3.      A autonomia gerencial ao constar em Lei, não é um cheque em branco para fugir do controle estatal (interno, externo ou social) nem de exigências legais, com exceção da limitação de pessoal determinada pela LRF pelo fato de ser ente autônomo não dependente da peça orçamentária. A autonomia deve ser delimitada e direcionada para cumprir com maior eficiência, eficácia e oportunidade, os princípios e diretrizes constitucionais da Universalidade, Integralidade, Equidade, Descentralização, Regionalização e Participação, com gratuidade, atendimento exclusivo SUS, fixação e adesão da equipe de saúde junto à população, porta de entrada única, sem esperas iatrogênicas e com acolhimento aos usuários.

4.      O financiamento da prestação de serviços integrais à saúde pelo ente autônomo é exclusivamente público, ficando vedado o exercício da autonomia para a venda de serviços a título de captação de recursos extra-orçamentários. Os repasses financeiros pelo gestor ao ente autônomo devem ser globais, regulares e não inferiores aos custos correspondentes aos cumprimentos das metas.

5.       É o gestor (governo), referendado pelo Conselho de Saúde, que define as unidades públicas que poderão ou não ser reestruturadas com autonomia gerencial, e contrato de autonomia para cumprimento de metas e desempenho condizentes com o planejamento da gestão pública conforme disposto no Art. 36 da Lei 8080/90. Aí prescreve o planejamento ascendente e sua inserção no planejamento regional e sua inserção nas respectivas linhas de cuidado de atenção integral à saúde, pactuadas aos níveis distrital, municipal e regional pelos Colegiados de Gestão Regional.

6.      As compras públicas, concursos e outros processos seletivos, o plano de cargos, empregos, carreiras e salários e as reposições, devem obedecer ao disposto na legislação da administração pública, com adequações de agilidade para o cumprimento do item 3. O quadro do pessoal é da CLT, admitindo-se o aproveitamento temporário de servidores estatutários optantes desde que haja vagas no quadro, e cumpridos mecanismos equiparadores. Um outro nível de equiparação dá-se na compatibilização do plano de carreiras, salários iniciais e benefícios trabalhistas da fundação com os dos servidores municipais do restante da rede de saúde de Campinas.
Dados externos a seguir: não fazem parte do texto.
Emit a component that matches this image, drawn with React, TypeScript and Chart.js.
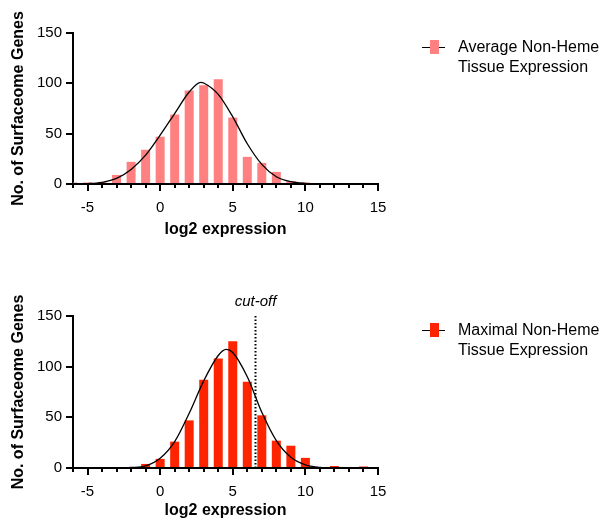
import React, { useEffect, useRef } from 'react';
import { Chart, registerables } from 'chart.js';

Chart.register(...registerables);

const FONT = '"Liberation Sans", Arial, Helvetica, sans-serif';

// axis ranges / ticks
const xMin = -6;
const xMax = 15;
const xMajorStep = 5;
const yMin = 0;
const yMax = 150;
const yStep = 50;

// histogram bins (log2 expression, bin centres)
const binCenters = [-6, -5, -4, -3, -2, -1, 0, 1, 2, 3, 4, 5, 6, 7, 8, 9, 10, 11, 12, 13, 14];
const avgCounts = [1.5, 1.5, 2, 9, 22, 34, 47, 69, 93, 98, 104, 66, 27, 21, 12, 3, 1.5, 0, 0, 0, 0];
const maxCounts = [0, 0, 0, 0, 0, 4, 9, 26, 47, 87, 108, 125, 85, 52, 27, 22, 10, 0, 2, 0, 1.5];

// fitted curves
const avgFitX = [-6, -5, -4, -3, -2, -1, 0, 1, 2, 2.8, 3, 4, 5, 6, 7, 8, 9, 10, 11, 12, 15];
const avgFitY = [0.1, 0.4, 1.7, 5.6, 14.5, 28.7, 48.5, 70, 91.4, 101, 100.3, 89, 66.7, 40, 19.5, 7.2, 2.3, 0.6, 0.1, 0, 0];
const maxFitX = [-6, -3, -2, -1, 0, 1, 2, 3, 4, 4.55, 5, 6, 7, 8, 9, 10, 11, 12, 13, 15];
const maxFitY = [0, 0.1, 0.5, 2, 9.5, 26, 54, 86, 111, 117, 114, 90, 55, 27, 10.5, 3, 0.7, 0.1, 0, 0];

const cutoffValue = 6.5;
const cutoffLabel = 'cut-off';

const xTitle = 'log2 expression';
const yTitle = 'No. of Surfaceome Genes';
const avgLegend = ['Average Non-Heme', 'Tissue Expression'];
const maxLegend = ['Maximal Non-Heme', 'Tissue Expression'];

const avgColor = '#FF8080';
const maxColor = '#FF2400';

type HistProps = {
  counts: number[];
  fitX: number[];
  fitY: number[];
  color: string;
  height: number;
  plotTop: number;
  axisHeight: number;
  bottomPad: number;
  titlePadBottom: number;
  cutoff?: number;
};

function Histogram({ counts, fitX, fitY, color, height, plotTop, axisHeight, bottomPad, titlePadBottom, cutoff }: HistProps) {
  const ref = useRef<HTMLCanvasElement>(null);

  useEffect(() => {
    if (!ref.current) return;
    const decor = {
      id: 'decor',
      afterDraw(chart: any) {
        const { ctx } = chart;
        const xs = chart.scales.x;
        const ys = chart.scales.y;
        ctx.save();
        ctx.strokeStyle = '#000';
        ctx.lineWidth = 2;
        for (let v = xMin; v <= xMax; v++) {
          if (v % xMajorStep === 0) continue;
          const px = Math.round(xs.getPixelForValue(v));
          ctx.beginPath();
          ctx.moveTo(px, ys.bottom);
          ctx.lineTo(px, ys.bottom + 4);
          ctx.stroke();
        }
        if (cutoff !== undefined) {
          const px = Math.round(xs.getPixelForValue(cutoff)) + 0.5;
          ctx.setLineDash([1.5, 2]);
          ctx.lineWidth = 2;
          ctx.beginPath();
          ctx.moveTo(px, ys.getPixelForValue(yMax));
          ctx.lineTo(px, ys.getPixelForValue(0));
          ctx.stroke();
          ctx.setLineDash([]);
          ctx.fillStyle = '#000';
          ctx.font = `italic 15px ${FONT}`;
          ctx.textAlign = 'center';
          ctx.textBaseline = 'middle';
          ctx.fillText(cutoffLabel, px, ys.top - 14);
        }
        ctx.restore();
      },
    };

    const chart = new Chart(ref.current, {
      type: 'bar',
      data: {
        datasets: [
          {
            type: 'line',
            data: fitX.map((x, i) => ({ x, y: fitY[i] })),
            borderColor: '#000',
            borderWidth: 1.3,
            pointRadius: 0,
            cubicInterpolationMode: 'monotone',
            order: 1,
          } as any,
          {
            type: 'bar',
            data: binCenters.map((x, i) => ({ x, y: counts[i] })),
            backgroundColor: color,
            barPercentage: 0.62,
            categoryPercentage: 1,
            order: 2,
          } as any,
        ],
      },
      options: {
        animation: false,
        responsive: false,
        maintainAspectRatio: false,
        layout: { padding: { left: 0, right: 227, top: plotTop, bottom: bottomPad } },
        plugins: { legend: { display: false }, tooltip: { enabled: false } },
        scales: {
          x: {
            type: 'linear',
            min: xMin,
            max: xMax,
            offset: false,
            grid: {
              display: true,
              drawOnChartArea: false,
              drawTicks: true,
              tickLength: 7,
              lineWidth: 2,
              color: '#000',
              offset: false,
            },
            border: { display: true, color: '#000', width: 2 },
            ticks: {
              stepSize: xMajorStep,
              includeBounds: false,
              maxRotation: 0,
              padding: 8,
              color: '#000',
              font: { family: FONT, size: 15 },
            },
            title: {
              display: true,
              text: xTitle,
              color: '#000',
              font: { family: FONT, size: 16, weight: 'bold' },
              padding: { top: 0, bottom: titlePadBottom },
            },
            afterFit: (s: any) => {
              s.height = axisHeight;
            },
          },
          y: {
            min: yMin,
            max: yMax,
            grid: {
              display: true,
              drawOnChartArea: false,
              drawTicks: true,
              tickLength: 7,
              lineWidth: 2,
              color: '#000',
            },
            border: { display: true, color: '#000', width: 2 },
            ticks: {
              stepSize: yStep,
              padding: 4,
              color: '#000',
              font: { family: FONT, size: 15 },
            },
            title: {
              display: true,
              text: yTitle,
              color: '#000',
              font: { family: FONT, size: 16, weight: 'bold' },
              padding: { top: 9, bottom: 0 },
            },
            afterFit: (s: any) => {
              s.width = 73;
            },
          },
        },
      } as any,
      plugins: [decor],
    });
    return () => chart.destroy();
  }, []);

  return <canvas ref={ref} width={605} height={height} style={{ display: 'block', width: 605, height }} />;
}

function LegendItem({ top, color, lines }: { top: number; color: string; lines: string[] }) {
  return (
    <div style={{ position: 'absolute', left: 0, top, width: 605, height: 50 }}>
      <div style={{ position: 'absolute', left: 422, top: 10, width: 23, height: 1, background: '#000' }} />
      <div style={{ position: 'absolute', left: 430, top: 3, width: 9, height: 14, background: color }} />
      <div
        style={{
          position: 'absolute',
          left: 458,
          top: 0,
          fontFamily: FONT,
          fontSize: 16,
          lineHeight: '20px',
          color: '#000',
          whiteSpace: 'nowrap',
        }}
      >
        {lines.map((l, i) => (
          <div key={i}>{l}</div>
        ))}
      </div>
    </div>
  );
}

export default function App() {
  return (
    <div style={{ position: 'absolute', left: 0, top: 0, width: 605, height: 520, background: '#fff', overflow: 'hidden' }}>
      <div style={{ position: 'absolute', left: 0, top: 0 }}>
        <Histogram
          counts={avgCounts}
          fitX={avgFitX}
          fitY={avgFitY}
          color={avgColor}
          height={260}
          plotTop={33}
          axisHeight={60}
          bottomPad={16}
          titlePadBottom={5}
        />
      </div>
      <div style={{ position: 'absolute', left: 0, top: 270 }}>
        <Histogram
          counts={maxCounts}
          fitX={maxFitX}
          fitY={maxFitY}
          color={maxColor}
          height={250}
          plotTop={46}
          axisHeight={52}
          bottomPad={0}
          titlePadBottom={0}
          cutoff={cutoffValue}
        />
      </div>
      <LegendItem top={37} color={avgColor} lines={avgLegend} />
      <LegendItem top={320} color={maxColor} lines={maxLegend} />
    </div>
  );
}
7.      A Direção Geral ou Presidência da Fundação Pública deve ser indicada pelo Secretário de Saúde, com preferência a técnico ou dirigente de carreira portador de reconhecida experiência na gestão pública de saúde. As demais funções de direção, coordenação e assessoria devem ser preenchidas por quadros de carreira ou provisoriamente por técnicos de reconhecida experiência na função, em ambos os casos, com critérios publicizados.

8.      Comissão de alto nível técnico e representativo, sob coordenação do gabinete da Secretaria da Saúde, devera propor projeto gerencial inicial da Fundação Pública com base nos seus objetivos institucionais e levando em conta os avanços bem sucedidos da atual gestão do CHOV, do HMMG e outros como o Hospital Regional de Sumaré (HES). Este projeto inicial deve ser debatido no colegiado de gestores da Secretaria de Saúde e no Conselho Municipal de Saúde.

9.      Composição de Conselho Local de Saúde, para a Fundação Pública, tripartite e paritário, de acordo com a lei municipal 6.547/91.